L’autore dell’articolo, Pietro Adragna, è palermitano, concorrente dell’11esima edizione di Masterchef Italia: componente della neonata CheFamily, il gruppo di affiatati ex concorrenti, molto attivo nei social e in giro per l’Italia con i loro eventi di cooking show. Non poteva che essere lui a raccontarci storia e tradizione di Santa Lucia, a svelarci la sua ricetta e a rivendicarne la femminilità: lui che, a Masterchef, ha “redarguito” Chef Barbieri reo di averla chiamata… arancino.
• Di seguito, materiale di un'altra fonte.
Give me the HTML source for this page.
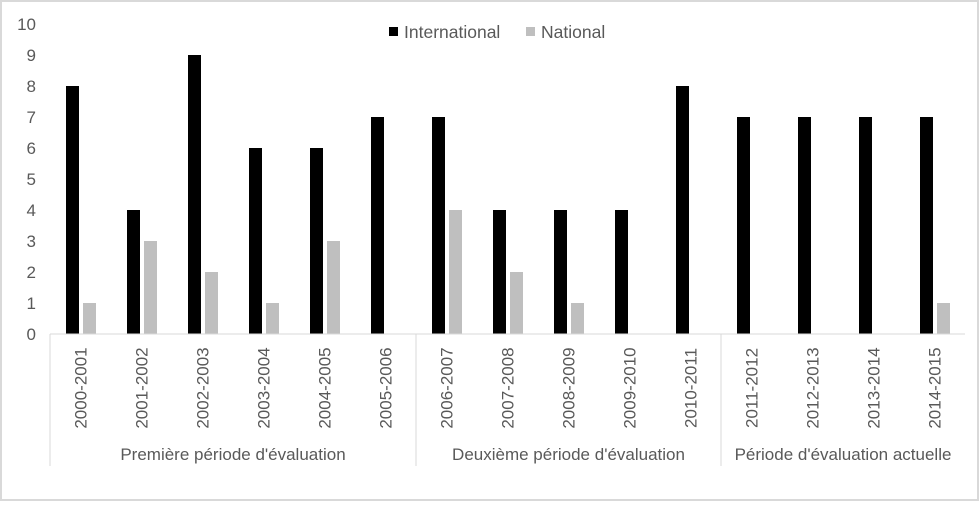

Finalmente è il 13 dicembre, giorno di Santa Lucia. Ma se Santa Lucia è la Patrona di Siracusa per quale motivo a Palermo questa data assume i contorni sacrali del rito, seppur gastronomico?
Nata nel 283 d.C. proprio a Siracusa, Lucia fu promessa in sposa solo poco prima che l’adorata madre si ammalasse; così Lucia chiese l’intercessione di Sant’Agata, alla quale giurò di prendere i voti in cambio della guarigione della madre. Così Sant’Agata compì il miracolo.
Ahinoi, le cronache di attualità dei nostri giorni hanno origini lontane e già allora il promesso sposo di Lucia, sentitosi tradito dalla promessa di matrimonio mancata, fece condannare Lucia, alla quale vennero cavati gli occhi che però, miracolosamente, le ricomparvero il 13 dicembre restituendole la vista.
Insomma, una splendida storia di donne.
Così nasce la cuccia
Ma cosa c’entra con il cibo? Ebbene, proprio il 13 dicembre del 1646 durante una terribile carestia che aveva colpito Palermo, come per miracolo un enorme battello carico di frumento attraccó al porto di Palermo venendo preso d’assalto dalla popolazione affamata. Tutto il grano, nella concitazione, finì in mare e non essendo possibile lavorarlo per la panificazione, senza attendere che asciugasse, si decise sopraffatti dagli stenti di bollirlo e mangiarlo condito con olio.
L’arancina è fimmina
Così nasce la Cuccìa. Ma nel tempo a Palermo divenne uso, in devozione a Santa Rita a cui fu inevitabilmente attribuito il miracolo dell’attracco di quel battello salvifico, rinunciare il 13 dicembre a mangiare qualsiasi cibo preparato con farina. Si sviluppò così l’uso del riso, inventandone una variante ripiena e fritta, dalla forma e dal colore di una arancia.
Ora ditemi: se all’origine di tutto c’è il miracolo di una “fimmina”, potremmo mai non chiamarla “arancina”?
La ricetta delle arancine
Ingredienti per 10 arancine:
Per il ragù:
150 grammi tritato di vitello, 150 gr. salsiccia di suino nero dei Nebrodi, 500 gr. datterino giallo, 500 gr. ciliegino, 50 gr. pisellini, 1 carota, 1 cipolla, 1 costa di sedano, Olio EVO, sale e pepe q.b., basilico.
Per il riso: 500 gr. riso qualità Roma, 1 lt. brodo vegetale, 20 ml. vino Nero d’Avola, 2 bustine di zafferano in polvere, 60 gr. burro, 100 gr. parmigiano.
Per la panatura:
100 gr. farina 00, 200 ml. acqua, 150 gr. pangrattato grosso di rimacina.
Procedimento:
Fare rosolare della cipolla e stufare i pomodorini per poi frullare e setacciare il sugo e finirne la cottura. Quindi far soffriggere il mix di cipolla, sedano e carota, farvi rosolare le carni e sfumare con vino; aggiungere la salsa e far cuocere a fuoco bassissimo per un’ora finché non sarà molto stretto. Cuocere il riso con il brodo ad assorbimento, aggiungere lo zafferano e mantecare, una volta al dente, fuori dal fuoco con burro freddo e parmigiano. Stendere il riso su una spianata, una volta freddo lavorare con mani ben unte formando delle forme di piccola arancia all’interno delle quali inserire porzioni generose di ragù. Quindi passare in pastella, poi nel pangrattato, e infine friggere a 170 gradi per 4 minuti.
Ah, infine un suggerimento fondamentale: prima di prepararle non scordare di comprare il Gaviscon! Buon Appetito.